Written exercise
Pull out every line from the listing that has the word "chart".

Stored records
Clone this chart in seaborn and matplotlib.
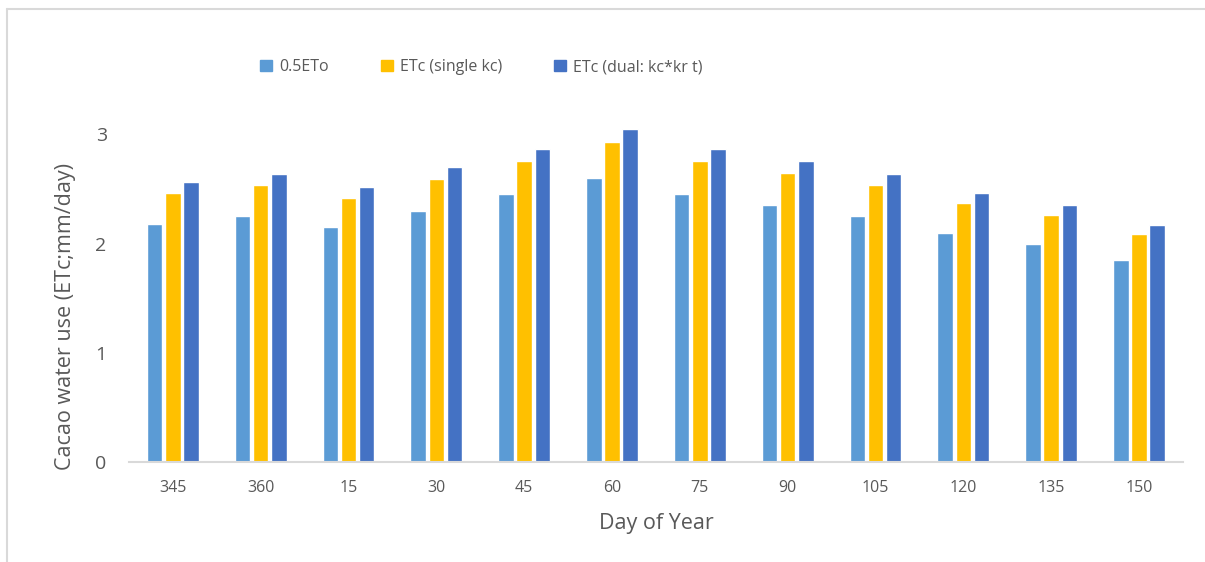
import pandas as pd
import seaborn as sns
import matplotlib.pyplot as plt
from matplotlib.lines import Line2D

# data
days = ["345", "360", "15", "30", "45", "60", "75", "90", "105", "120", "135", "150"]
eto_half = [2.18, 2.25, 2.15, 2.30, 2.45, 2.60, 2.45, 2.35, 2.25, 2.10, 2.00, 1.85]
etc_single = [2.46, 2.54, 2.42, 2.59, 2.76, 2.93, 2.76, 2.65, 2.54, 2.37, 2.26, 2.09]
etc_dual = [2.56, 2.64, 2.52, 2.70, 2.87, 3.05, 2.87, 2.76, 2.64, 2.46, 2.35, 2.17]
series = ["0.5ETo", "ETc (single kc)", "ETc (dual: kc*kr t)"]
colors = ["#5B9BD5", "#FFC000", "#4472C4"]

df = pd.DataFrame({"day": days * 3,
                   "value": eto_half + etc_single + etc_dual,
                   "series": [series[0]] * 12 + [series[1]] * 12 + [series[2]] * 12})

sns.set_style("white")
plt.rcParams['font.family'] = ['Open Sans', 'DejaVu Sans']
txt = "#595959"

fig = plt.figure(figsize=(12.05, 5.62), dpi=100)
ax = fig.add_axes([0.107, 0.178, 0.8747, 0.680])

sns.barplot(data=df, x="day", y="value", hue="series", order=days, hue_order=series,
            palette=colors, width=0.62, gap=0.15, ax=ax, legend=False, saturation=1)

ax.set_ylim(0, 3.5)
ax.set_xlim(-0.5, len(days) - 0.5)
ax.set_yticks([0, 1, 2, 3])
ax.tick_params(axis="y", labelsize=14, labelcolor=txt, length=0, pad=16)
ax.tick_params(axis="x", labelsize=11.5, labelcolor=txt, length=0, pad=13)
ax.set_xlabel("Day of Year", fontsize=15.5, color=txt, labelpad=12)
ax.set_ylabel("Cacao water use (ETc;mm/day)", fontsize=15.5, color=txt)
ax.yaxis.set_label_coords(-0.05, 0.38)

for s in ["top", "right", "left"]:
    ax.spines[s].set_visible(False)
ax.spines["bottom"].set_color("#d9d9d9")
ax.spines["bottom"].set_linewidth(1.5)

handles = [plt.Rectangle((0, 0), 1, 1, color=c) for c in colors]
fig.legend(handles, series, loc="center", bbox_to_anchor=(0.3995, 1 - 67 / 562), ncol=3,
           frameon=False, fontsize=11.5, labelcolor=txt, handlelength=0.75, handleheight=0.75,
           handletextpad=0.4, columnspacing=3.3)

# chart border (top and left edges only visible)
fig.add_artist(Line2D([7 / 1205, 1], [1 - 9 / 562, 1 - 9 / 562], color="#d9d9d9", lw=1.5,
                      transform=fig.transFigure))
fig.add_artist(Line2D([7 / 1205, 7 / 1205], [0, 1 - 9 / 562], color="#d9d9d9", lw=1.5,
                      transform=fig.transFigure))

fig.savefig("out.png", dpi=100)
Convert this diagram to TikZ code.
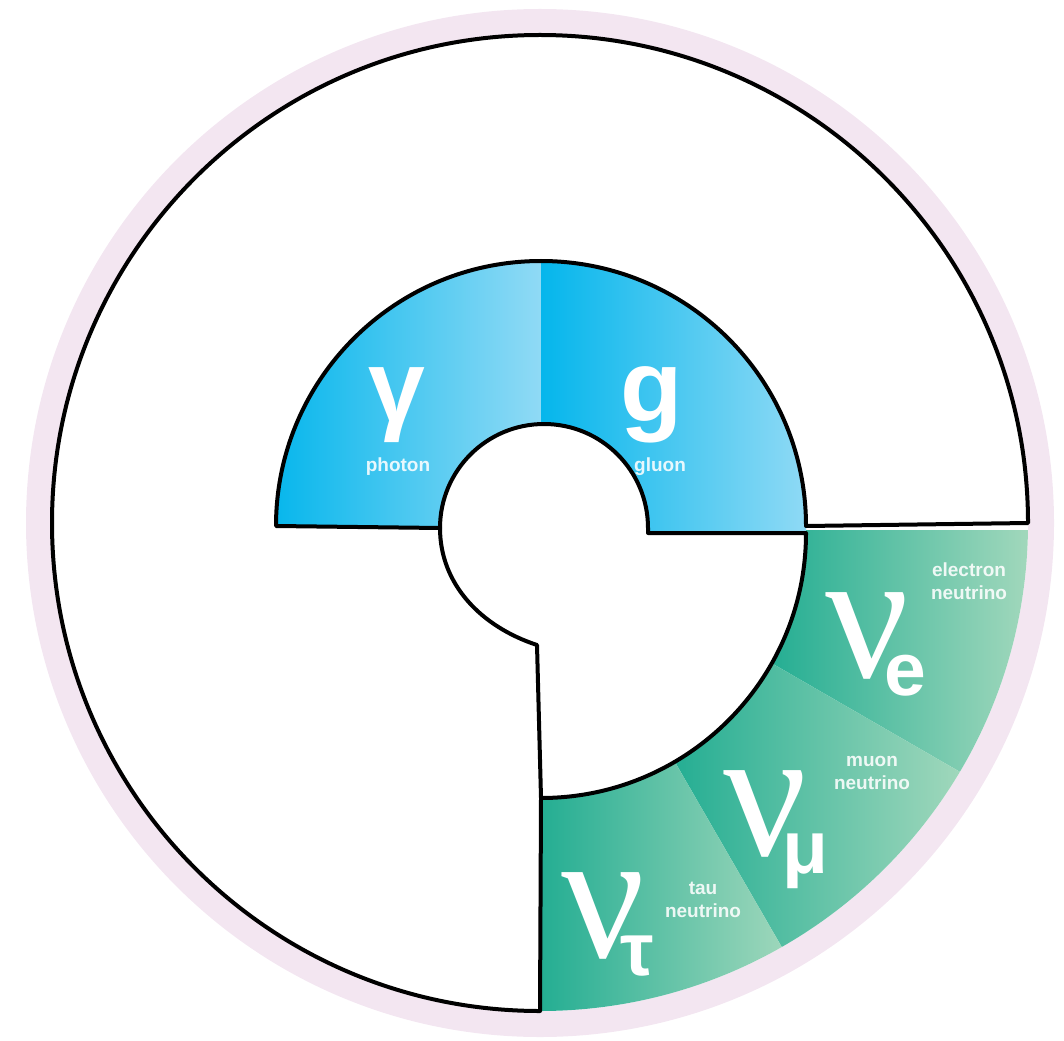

In response
Clone this chart in seaborn and matplotlib.
# chart border (top and left edges only visible)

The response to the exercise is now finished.